Colleges Reject Record Numbers
 

Colleges Reject

Record Numbers


Policies at Harvard, Princeton

Create Uncertainty at Elites;


The college-admissions season set records this year -- both in the number of students who applied, as well as the number of students who were rejected.

Harvard University has a record applicant pool of 27,462 and an admissions rate of 7.1%, meaning that 1,948 students were accepted -- the lowest number in the school's history and a drop from last year's 8.9%.


Yale University received 22,813 applications and accepted only 8.2%, down from 9.6% last year. And at Princeton University, of the 21,369 applications, 9.3% were accepted, down from 9.5% last year.


State schools, too, reporting declining admission rates. The University of Texas received 29,288 applications, up 9%. It admitted 44%, down from 51% last year. At the University of North Carolina at Chapel Hill, applications rose 6.6% to 21,496. It accepted 32%, compared with 34.1% last year.


"This was really the ugliest year I've seen," says Marybeth Kravets, a college counselor at Deerfield High School in Illinois. More students were rejected or wait-listed this year. "Some of these larger universities just did not take very many kids."


On the positive side for some students this season, schools are having a hard time predicting their all-important "yields" -- the percentage of students admitted who will actually attend. And high-school counselors are hoping that ambiguity will result in more acceptances for students who are on waiting lists -- a strategy schools use to reach enrollment targets.


"On the counseling side, this is our most promising and realistic hope for wait-list activity," says Bari Norman, director of Expert Admissions LLC in Miami. For the past couple of years, many elite schools have anticipated drawing from their waiting lists but ended up taking few or no applicants because of higher-than-expected yields.


Two factors are driving the unpredictability in this year's college-admissions process. First, both Harvard and Princeton universities eliminated their early-applicant programs this year. That means students who otherwise would have secured a spot at one of these schools in the fall also applied to other schools.
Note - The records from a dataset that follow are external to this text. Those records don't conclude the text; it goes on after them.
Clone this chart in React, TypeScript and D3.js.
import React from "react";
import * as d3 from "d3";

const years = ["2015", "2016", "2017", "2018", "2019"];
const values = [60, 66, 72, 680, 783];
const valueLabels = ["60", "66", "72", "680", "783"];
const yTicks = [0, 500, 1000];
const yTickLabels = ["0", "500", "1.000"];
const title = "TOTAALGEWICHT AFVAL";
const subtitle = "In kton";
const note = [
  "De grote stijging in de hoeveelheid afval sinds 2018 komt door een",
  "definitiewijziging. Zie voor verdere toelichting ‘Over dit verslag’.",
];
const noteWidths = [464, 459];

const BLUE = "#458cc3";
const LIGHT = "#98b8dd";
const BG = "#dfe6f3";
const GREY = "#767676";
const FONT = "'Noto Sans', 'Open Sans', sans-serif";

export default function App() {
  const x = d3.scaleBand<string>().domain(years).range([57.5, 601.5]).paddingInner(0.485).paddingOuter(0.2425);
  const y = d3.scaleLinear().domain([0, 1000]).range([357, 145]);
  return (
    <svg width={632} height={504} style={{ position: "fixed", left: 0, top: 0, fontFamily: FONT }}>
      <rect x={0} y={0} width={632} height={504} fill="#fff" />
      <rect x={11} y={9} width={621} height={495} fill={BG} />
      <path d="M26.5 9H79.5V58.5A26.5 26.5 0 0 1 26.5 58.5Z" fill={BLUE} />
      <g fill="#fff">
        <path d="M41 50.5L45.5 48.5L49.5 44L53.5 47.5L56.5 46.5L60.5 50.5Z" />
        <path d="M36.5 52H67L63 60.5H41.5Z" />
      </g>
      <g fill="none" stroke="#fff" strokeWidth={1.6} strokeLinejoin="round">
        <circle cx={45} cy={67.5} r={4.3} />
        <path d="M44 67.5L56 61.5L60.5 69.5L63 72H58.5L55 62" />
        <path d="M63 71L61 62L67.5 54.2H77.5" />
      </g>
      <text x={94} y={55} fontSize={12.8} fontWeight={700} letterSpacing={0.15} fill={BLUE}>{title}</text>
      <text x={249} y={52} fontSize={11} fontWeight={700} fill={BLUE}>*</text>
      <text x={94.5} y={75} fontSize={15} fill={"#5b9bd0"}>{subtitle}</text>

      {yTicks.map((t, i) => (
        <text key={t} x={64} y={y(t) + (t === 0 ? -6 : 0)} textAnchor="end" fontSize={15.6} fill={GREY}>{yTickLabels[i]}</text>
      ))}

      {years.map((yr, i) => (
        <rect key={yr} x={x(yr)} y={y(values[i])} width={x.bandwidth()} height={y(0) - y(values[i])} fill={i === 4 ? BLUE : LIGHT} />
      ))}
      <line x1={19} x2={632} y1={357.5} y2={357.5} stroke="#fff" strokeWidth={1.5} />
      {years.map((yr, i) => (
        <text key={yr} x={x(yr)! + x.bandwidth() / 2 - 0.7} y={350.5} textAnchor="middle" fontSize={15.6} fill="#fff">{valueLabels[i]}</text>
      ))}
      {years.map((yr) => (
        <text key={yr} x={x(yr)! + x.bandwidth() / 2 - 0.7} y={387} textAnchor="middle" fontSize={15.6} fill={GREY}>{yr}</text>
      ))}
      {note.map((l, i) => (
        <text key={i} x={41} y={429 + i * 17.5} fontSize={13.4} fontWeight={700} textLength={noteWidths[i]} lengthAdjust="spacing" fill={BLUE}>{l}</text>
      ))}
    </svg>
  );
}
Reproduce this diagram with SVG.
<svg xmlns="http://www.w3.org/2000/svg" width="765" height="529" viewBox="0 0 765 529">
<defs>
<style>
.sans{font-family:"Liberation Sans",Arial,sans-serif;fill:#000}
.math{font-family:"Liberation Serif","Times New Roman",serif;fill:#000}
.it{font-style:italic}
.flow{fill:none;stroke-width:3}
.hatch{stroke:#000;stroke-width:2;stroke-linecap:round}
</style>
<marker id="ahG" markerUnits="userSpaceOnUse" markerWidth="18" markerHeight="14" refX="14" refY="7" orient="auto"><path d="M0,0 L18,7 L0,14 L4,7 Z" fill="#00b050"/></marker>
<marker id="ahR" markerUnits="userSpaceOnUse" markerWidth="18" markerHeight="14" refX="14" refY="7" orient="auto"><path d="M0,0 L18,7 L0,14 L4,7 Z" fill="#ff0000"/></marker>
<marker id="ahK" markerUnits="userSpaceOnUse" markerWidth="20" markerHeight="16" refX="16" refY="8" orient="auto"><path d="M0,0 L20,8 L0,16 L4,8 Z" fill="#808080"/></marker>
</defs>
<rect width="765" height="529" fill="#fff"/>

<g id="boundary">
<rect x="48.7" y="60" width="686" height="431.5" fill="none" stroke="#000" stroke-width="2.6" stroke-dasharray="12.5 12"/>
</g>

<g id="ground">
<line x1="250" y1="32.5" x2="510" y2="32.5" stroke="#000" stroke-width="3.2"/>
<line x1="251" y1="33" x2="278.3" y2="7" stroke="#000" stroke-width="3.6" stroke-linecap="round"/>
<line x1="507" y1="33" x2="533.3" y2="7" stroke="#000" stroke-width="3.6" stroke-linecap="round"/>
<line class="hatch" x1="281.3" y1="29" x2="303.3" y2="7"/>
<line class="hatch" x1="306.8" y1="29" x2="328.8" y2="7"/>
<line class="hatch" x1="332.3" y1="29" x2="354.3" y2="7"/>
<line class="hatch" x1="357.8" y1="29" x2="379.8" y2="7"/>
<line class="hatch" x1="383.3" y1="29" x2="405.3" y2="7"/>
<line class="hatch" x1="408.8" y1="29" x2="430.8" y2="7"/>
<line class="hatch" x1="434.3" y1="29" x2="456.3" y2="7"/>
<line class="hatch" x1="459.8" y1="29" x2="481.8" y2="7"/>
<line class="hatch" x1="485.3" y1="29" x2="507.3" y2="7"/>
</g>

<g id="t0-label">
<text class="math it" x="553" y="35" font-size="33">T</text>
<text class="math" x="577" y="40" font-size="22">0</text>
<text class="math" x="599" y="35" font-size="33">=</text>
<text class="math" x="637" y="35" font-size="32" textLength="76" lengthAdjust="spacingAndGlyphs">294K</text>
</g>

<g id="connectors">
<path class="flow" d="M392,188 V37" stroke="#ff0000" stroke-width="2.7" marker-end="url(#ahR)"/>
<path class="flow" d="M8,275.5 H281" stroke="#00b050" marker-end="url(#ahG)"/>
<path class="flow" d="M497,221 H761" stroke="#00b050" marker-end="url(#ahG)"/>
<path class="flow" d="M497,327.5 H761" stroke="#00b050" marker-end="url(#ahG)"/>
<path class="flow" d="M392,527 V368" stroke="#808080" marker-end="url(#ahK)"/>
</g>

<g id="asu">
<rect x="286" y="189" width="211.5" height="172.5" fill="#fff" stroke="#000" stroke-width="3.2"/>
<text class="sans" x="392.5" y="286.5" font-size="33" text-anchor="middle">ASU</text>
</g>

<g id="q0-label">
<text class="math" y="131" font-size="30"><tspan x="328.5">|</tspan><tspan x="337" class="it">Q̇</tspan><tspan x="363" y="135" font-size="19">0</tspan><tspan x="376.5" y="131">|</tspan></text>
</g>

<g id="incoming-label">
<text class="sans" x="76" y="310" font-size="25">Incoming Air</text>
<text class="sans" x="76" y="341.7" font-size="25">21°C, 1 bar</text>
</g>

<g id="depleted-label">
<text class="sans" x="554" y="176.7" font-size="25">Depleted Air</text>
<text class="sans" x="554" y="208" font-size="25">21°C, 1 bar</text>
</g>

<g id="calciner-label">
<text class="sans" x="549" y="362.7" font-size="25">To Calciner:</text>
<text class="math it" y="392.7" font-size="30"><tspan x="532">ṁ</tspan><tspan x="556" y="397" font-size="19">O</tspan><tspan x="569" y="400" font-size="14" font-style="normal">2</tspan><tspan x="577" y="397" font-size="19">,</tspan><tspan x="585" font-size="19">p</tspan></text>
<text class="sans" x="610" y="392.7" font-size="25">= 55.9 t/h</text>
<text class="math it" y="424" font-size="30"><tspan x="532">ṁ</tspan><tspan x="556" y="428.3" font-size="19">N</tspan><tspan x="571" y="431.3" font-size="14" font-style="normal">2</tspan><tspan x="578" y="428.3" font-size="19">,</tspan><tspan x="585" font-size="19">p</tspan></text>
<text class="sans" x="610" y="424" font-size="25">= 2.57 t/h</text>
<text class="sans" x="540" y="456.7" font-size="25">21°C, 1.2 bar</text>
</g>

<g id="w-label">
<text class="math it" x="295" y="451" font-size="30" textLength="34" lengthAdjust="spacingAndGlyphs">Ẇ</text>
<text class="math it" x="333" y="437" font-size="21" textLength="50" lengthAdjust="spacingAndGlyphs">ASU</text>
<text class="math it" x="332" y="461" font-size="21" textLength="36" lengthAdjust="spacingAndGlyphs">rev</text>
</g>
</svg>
Second, moves by highly selective schools to increase financial aid for middle- to upper-income students put the high tuition bills within reach of more families.


"With the change at Harvard and Princeton and all the moves made on the financial aid side, we just feel completely unable to predict what the yield will be," says Jeff Brenzel, dean of undergraduate admissions at Yale University. "We're guessing the yield will fall some because more top students have applied to top schools." For the past couple of years, Yale's overall yield has ranged from 70% to 71%.


Yields are important to colleges because they are closely monitored by competing schools, potential donors and applicants as an indication of the college's appeal. In recent years, they have become tougher to forecast because of the growing population of high-school students and a rise in applications per student. College counselors say many students today apply at 10 to 12 schools, with some applying to as many as 20.


Some colleges changed their strategies as a result of the Harvard and Princeton decisions on early admissions. For instance, the Massachusetts Institute of Technology admitted 522 students early this year compared with last year's 390 because it saw a stronger early-applicant pool. Students who normally would have applied early to Harvard and Princeton applied to MIT's early-admissions program, which is nonbinding, meaning that even if they're accepted, students aren't obliged to attend, says Stuart Schmill, dean of admissions at MIT.


Swarthmore College accepted more students this year -- 929 compared with 890 at this time last year. Yet its admissions rate of 15% was lower than last year's 16% because of a rise in applications. "We took a few more because I think our yield might go down a bit," says Jim Bock, dean of admissions and financial aid at the Pennsylvania school.